What might be called the Bosnian character of the Somalia ceasefire emerged within days of its initialling, with the death of Marine Anthony Botello in the capital on 25 January. On the same day, the Pax Americana was also breached in Kismayo, where as many as ten Somalis were killed, and forty wounded, during clashes involving United States helicopters. They destroyed six technicals, an armoured vehicle and a rocket-launcher belonging to General Mohammed Said Hersi Morgan, Barre’s son-in-law. The incident revealed that the Americans were ready to interpret their mandate ever more loosely: their firepower was being used not to escort aid lorries, or even to go after bandits, but to intervene directly between warring clans. General Morgan had been threatening to capture Kismayo from Colonel Omar Jess, who is an ally of Aideed: Aideed understandably thanked the Americans for inflicting such damage on his enemy, graciously overlooking the trashing they had given his own compound a fortnight earlier. ‘It starts to look an awful lot like more traditional police work,’ said Marine Colonel Chip Gregson, who was presumably thinking of the kind of old-fashoined community policing that the LAPD administered to Rodney King.

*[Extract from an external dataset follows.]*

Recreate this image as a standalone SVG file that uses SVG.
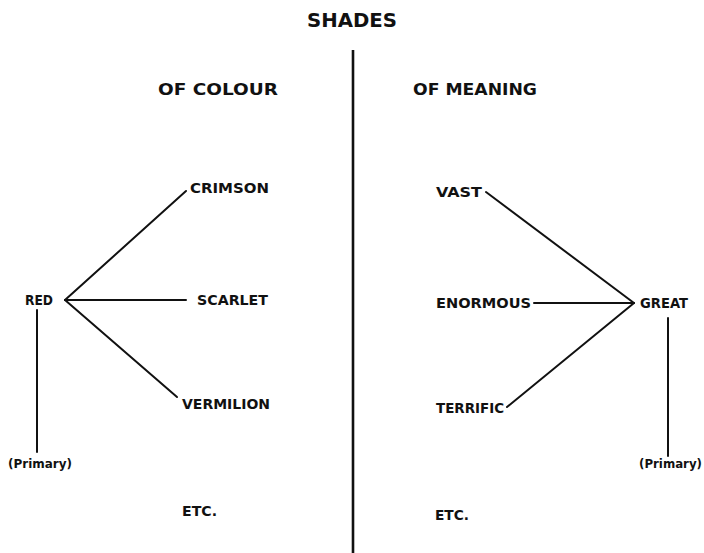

Some American military spokesmen have hinted that they would like to hand over to the UN sooner rather than later – of a complement of nine thousand Marines, only about a tenth have been replaced by UN personnel so far. Rapid repatriation seems unlikely, however, in the light of resurgent clan strife, and the newly-advertised American willingness to break it up. The only people who have been getting away are aid workers in Kismayo, many of whom have been withdrawn for their own safety. Relief flights have also been scaled down; ironically, the decision was made just as Lockheed took a full page in the Herald Tribune showing its aircraft bearing food to Somalia.